Question

A person walking 50 metres towards a chimney in a horizontal line, through its base observes that its angle of elevation of its top changes from $30^\circ $ to $45^\circ $. Height of the chimney (in metres) is
A) $25\left( {3 + \sqrt 3 } \right)m$
B) $50\left( {\sqrt 3 + 1} \right)m$
C) $25\left( {\sqrt 3 + 1} \right)m$
D) $25\left( {\sqrt 3 - 1} \right)m$

Answer 1

Hint:In this question we will use trigonometric ratios. Trigonometry is a branch of mathematics which deals with the measurement of sides and angles of a triangle and the problems based on them. Trigonometry helps us to find angles and distances, and is used a lot in science, engineering, and many more.
There are many trigonometry formulas and trigonometric identities, which are used to solve complex equations in geometry.
The ratios of sides of a right-angled triangle with respect to any of its acute angles are known as the trigonometric ratios of that particular angle. They are defined by parameters namely hypotenuse, base and perpendicular.
In ∆ABC
$\tan \theta = \dfrac{{Perpendicular}}{{Base}}$
           

$\tan \theta = \dfrac{{AB}}{{BC}}$
And the value of \[\tan 30^\circ \] is $\dfrac{1}{{\sqrt 3 }}$ and \[\tan 45^\circ \] is 1.
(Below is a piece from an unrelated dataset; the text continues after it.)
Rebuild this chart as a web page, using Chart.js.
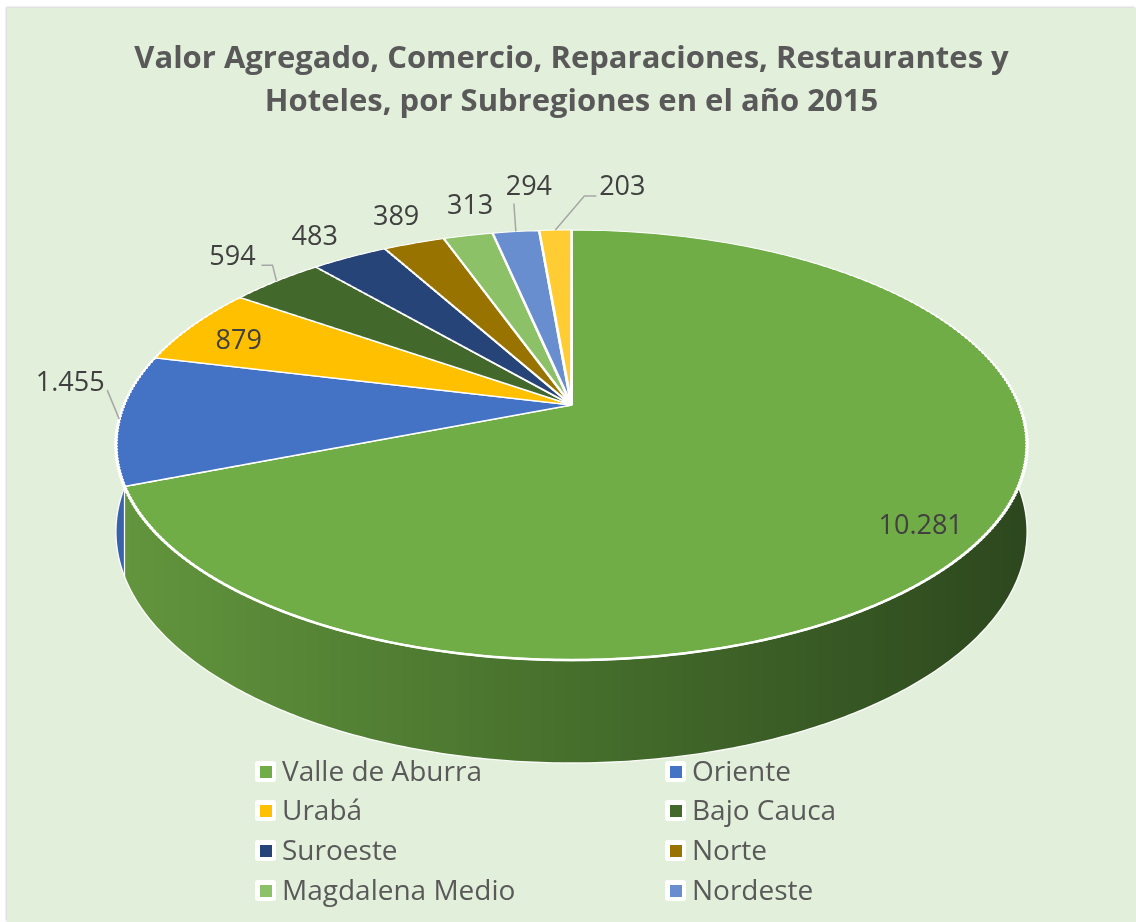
<!DOCTYPE html>
<html><head><meta charset="utf-8">
<script src="https://cdn.jsdelivr.net/npm/chart.js@4.4.1/dist/chart.umd.min.js"></script>
<style>
html,body{margin:0;padding:0;background:#fff;width:1136px;height:922px;overflow:hidden;}
#wrap{position:absolute;left:7px;top:8px;width:1129px;height:914px;background:#E2EFDA;box-shadow:-1px -1px 2px rgba(0,0,0,0.18);}
#c{position:absolute;left:0;top:0;}
#legend{position:absolute;left:0;top:0;width:1129px;height:914px;pointer-events:none;font-family:"Open Sans",sans-serif;font-size:28px;color:#595959;}
.li{position:absolute;height:30px;line-height:30px;white-space:nowrap;}
.bx{position:absolute;left:0;top:4px;width:21px;height:21px;background:#fff;border-radius:3px;}
.sq{position:absolute;left:5px;top:5px;width:12px;height:12px;}
.tx{position:absolute;left:27px;top:-2px;}
</style>
</head><body>
<div id="wrap"><canvas id="c" width="1129" height="914"></canvas><div id="legend"></div></div>
<script>
const categories = ["Valle de Aburra","Oriente","Urabá","Bajo Cauca","Suroeste","Norte","Magdalena Medio","Nordeste","Occidente"];
const values = [10281,1455,879,594,483,389,313,294,203];
const valueLabels = ["10.281","1.455","879","594","483","389","313","294","203"];
const legendCategories = categories.slice(0,8);
const titleLines = ["Valor Agregado, Comercio, Reparaciones, Restaurantes y","Hoteles, por Subregiones en el año 2015"];

const colors = ["#70AD47","#4472C4","#FFC000","#43682B","#264478","#997300","#8CC168","#698ED0","#FFCD33"];
const sideGrad = [
  ["#62953d","#466f2c","#2d481e"],
  ["#3a62ab","#2d4d88","#213a66"],
  ["#d9a300","#b38600","#8a6700"],
  ["#39591f","#2c4618","#203312"],
  ["#1f3a66","#182d50","#11203a"],
  ["#826200","#6a5000","#4f3b00"],
  ["#77a659","#5f8747","#466535"],
  ["#5a79b1","#48618f","#36496b"],
  ["#d9ae2b","#b38f23","#8a6e1b"]
];

// perspective view of the disc (canvas coordinates)
const Y0 = 397;      // screen y of disc centre
const B = 207.6;     // vertical scale
const K = 0.186;     // perspective strength
const AR = 447.6;    // horizontal half-size at centre depth
const D0 = 83.8;     // disc thickness
const PIE_R = 456;   // radius Chart.js draws with

// label placement relative to rim point at slice mid-angle
const labelCfg = [
  {dx:-64, dy:-9},
  {dx:-49, dy:-36, lead:[[37,7]]},
  {dx:46, dy:16},
  {dx:-44, dy:-24, lead:[[29,8],[40,8]]},
  {dx:-35, dy:-20},
  {dx:-18, dy:-26},
  {dx:2, dy:-29},
  {dx:13, dy:-44, lead:[[-15,16]]},
  {dx:67, dy:-43, lead:[[-26,9],[-38,9]]}
];

function geo(chart){
  const a = chart.getDatasetMeta(0).data[0];
  return {cx:a.x, cy:a.y, r:a.outerRadius};
}
function invW(y){ const d = y - Y0; return d/(B + K*d); }
function P(cx, t, h){
  const w = Math.sin(t), d = 1 - K*w;
  return [cx + AR*Math.cos(t)/d, Y0 + (B*w + h*D0)/d];
}

const pie3d = {
  id:'pie3d',
  beforeDatasetsDraw(chart){
    const ctx = chart.ctx, g = geo(chart);
    const arcs = chart.getDatasetMeta(0).data;
    const lo = -0.22, hi = Math.PI + 0.22;
    arcs.forEach((a,i)=>{
      const a1 = Math.max(a.startAngle, lo), a2 = Math.min(a.endAngle, hi);
      if (a2 <= a1) return;
      const n = Math.max(4, Math.ceil((a2-a1)/0.01));
      ctx.beginPath();
      for (let j=0;j<=n;j++){ const p = P(g.cx, a1+(a2-a1)*j/n, 0); j?ctx.lineTo(p[0],p[1]):ctx.moveTo(p[0],p[1]); }
      for (let j=n;j>=0;j--){ const p = P(g.cx, a1+(a2-a1)*j/n, 1); ctx.lineTo(p[0],p[1]); }
      ctx.closePath();
      const gr = ctx.createLinearGradient(g.cx-AR,0,g.cx+AR,0);
      gr.addColorStop(0, sideGrad[i][0]);
      gr.addColorStop(0.5, sideGrad[i][1]);
      gr.addColorStop(1, sideGrad[i][2]);
      ctx.fillStyle = gr; ctx.fill();
    });
    // bottom rim outline
    ctx.strokeStyle = 'rgba(255,255,255,0.95)'; ctx.lineWidth = 1.3;
    ctx.beginPath();
    for (let j=0;j<=320;j++){ const p = P(g.cx, lo+(hi-lo)*j/320, 1); j?ctx.lineTo(p[0],p[1]):ctx.moveTo(p[0],p[1]); }
    ctx.stroke();
    // slice seam on the visible side
    arcs.forEach(a=>{
      const t = a.startAngle;
      if (t > 0.19 && t < Math.PI-0.19){
        const p = P(g.cx,t,0), q = P(g.cx,t,1);
        ctx.beginPath(); ctx.moveTo(p[0],p[1]); ctx.lineTo(q[0],q[1]); ctx.stroke();
      }
    });
  },
  beforeDatasetDraw(chart, args){
    const ctx = chart.ctx, g = geo(chart), meta = args.meta;
    const yTop = Y0 - B/(1+K), yBot = Y0 + B/(1-K);
    const H = 3;
    for (let ya = Math.floor(yTop)-4; ya < yBot+4; ya += H){
      const yb = ya + H;
      const wa = invW(ya), wb = invW(yb), wm = invW(ya + H/2);
      const Sx = (AR/g.r)/(1 - K*wm);
      const Sy = (yb - ya)/((wb - wa)*g.r);
      ctx.save();
      ctx.beginPath(); ctx.rect(0, ya, chart.width, H); ctx.clip();
      ctx.transform(Sx, 0, 0, Sy, g.cx - Sx*g.cx, ya - Sy*(g.cy + wa*g.r));
      meta.controller.draw();
      ctx.restore();
    }
    return false;
  },
  afterDatasetsDraw(chart){
    const ctx = chart.ctx, g = geo(chart);
    // front rim highlight
    ctx.strokeStyle = '#ffffff'; ctx.lineWidth = 2.5;
    ctx.beginPath();
    for (let j=0;j<=300;j++){ const p = P(g.cx, 0.05 + (Math.PI-0.1)*j/300, 0); j?ctx.lineTo(p[0],p[1]):ctx.moveTo(p[0],p[1]); }
    ctx.stroke();
    // data labels
    const arcs = chart.getDatasetMeta(0).data;
    ctx.font = '27px "Open Sans", sans-serif';
    ctx.fillStyle = '#404040';
    ctx.textAlign = 'center'; ctx.textBaseline = 'middle';
    arcs.forEach((a,i)=>{
      const mid = (a.startAngle + a.endAngle)/2;
      const p = P(g.cx, mid, 0);
      const c = labelCfg[i];
      const lx = p[0]+c.dx, ly = p[1]+c.dy;
      if (c.lead){
        ctx.save();
        ctx.strokeStyle = '#A6A6A6'; ctx.lineWidth = 1.5;
        ctx.beginPath();
        c.lead.forEach((q,k)=>{ if(k===0) ctx.moveTo(lx+q[0], ly+q[1]); else ctx.lineTo(lx+q[0], ly+q[1]); });
        ctx.lineTo(p[0], p[1]);
        ctx.stroke();
        ctx.restore();
      }
      ctx.fillText(valueLabels[i], lx, ly);
    });
  }
};

new Chart(document.getElementById('c'), {
  type:'pie',
  data:{labels:categories, datasets:[{data:values, backgroundColor:colors, borderColor:'#ffffff', borderWidth:3, clip:false, radius:PIE_R}]},
  options:{
    responsive:false, animation:false, events:[],
    layout:{padding:0},
    plugins:{
      legend:{display:false}, tooltip:{enabled:false},
      title:{display:true, text:titleLines, color:'#595959', font:{family:'"Open Sans", sans-serif', size:31, weight:'bold', lineHeight:1.387}, padding:{top:30,bottom:10}}
    }
  },
  plugins:[pie3d]
});

// legend (two columns)
const lg = document.getElementById('legend');
const colX = [248, 658], rowY = [749, 788, 828, 868];
legendCategories.forEach((name,i)=>{
  const d = document.createElement('div');
  d.className = 'li';
  d.style.left = colX[i%2]+'px';
  d.style.top = rowY[Math.floor(i/2)]+'px';
  d.innerHTML = '<div class="bx"><div class="sq" style="background:'+colors[i]+'"></div></div><span class="tx"></span>';
  d.querySelector('.tx').textContent = name;
  lg.appendChild(d);
});
</script>
</body></html>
 Complete step by step solution:

Let the height of chimney be AB = h
It is given that,
The angle of elevation at point C = 30°
A person covers distance towards a chimney till point P = CP = 50 m
Let the distance remaining to reach the chimney = BP = x
As we know that, $\tan \theta = \dfrac{{Perpendicular}}{{Base}}$
$
 \tan 30^\circ = \dfrac{{AB}}{{BC}} \\
 \tan 30^\circ = \dfrac{h}{{x + 50}} \\
 \dfrac{1}{{\sqrt 3 }} = \dfrac{h}{{x + 50}} \\
  h = \dfrac{{x + 50}}{{\sqrt 3 }} \ldots \left( 1 \right) \\
$
Similarly,
$\tan 45^\circ = \dfrac{{AB}}{{BP}}$
$
1 = \dfrac{h}{x} \\
 h = x \ldots \left( 2 \right) \\
$
From equation (1) and (2), we get
$
x = \dfrac{{x + 50}}{{\sqrt 3 }} \\
x = \dfrac{x}{{\sqrt 3 }} + \dfrac{{50}}{{\sqrt 3 }} \\
x - \dfrac{x}{{\sqrt 3 }} = \dfrac{{50}}{{\sqrt 3 }} \\
x\dfrac{{\left( {\sqrt 3 - 1} \right)}}{{\sqrt 3 }} = \dfrac{{50}}{{\sqrt 3 }} \\
x = \dfrac{{\dfrac{{50}}{{\sqrt 3 }}}}{{\dfrac{{\left( {\sqrt 3 - 1} \right)}}{{\sqrt 3 }} \times \left( {\sqrt 3 + 1} \right)}} \times \left( {\sqrt 3 + 1} \right) \\
 x = \dfrac{{50\left( {\sqrt 3 + 1} \right)}}{2} \\
 x = 25\left( {\sqrt 3 + 1} \right)m \\
$

As, x = h
$25\left( {\sqrt 3 + 1} \right)m$
$h = 25\left( {\sqrt 3 + 1} \right)m$

Hence, the correct answer is option ‘c’.

Note: In this kind of problems before solving it we have to draw the diagram and arrange the positions to find the given value of the question.As the problem is based on heights and distance so diagram is important. In this problem, simplification plays a key role to get the correct answer , most of the students will go wrong in this part so focus on simplification is important.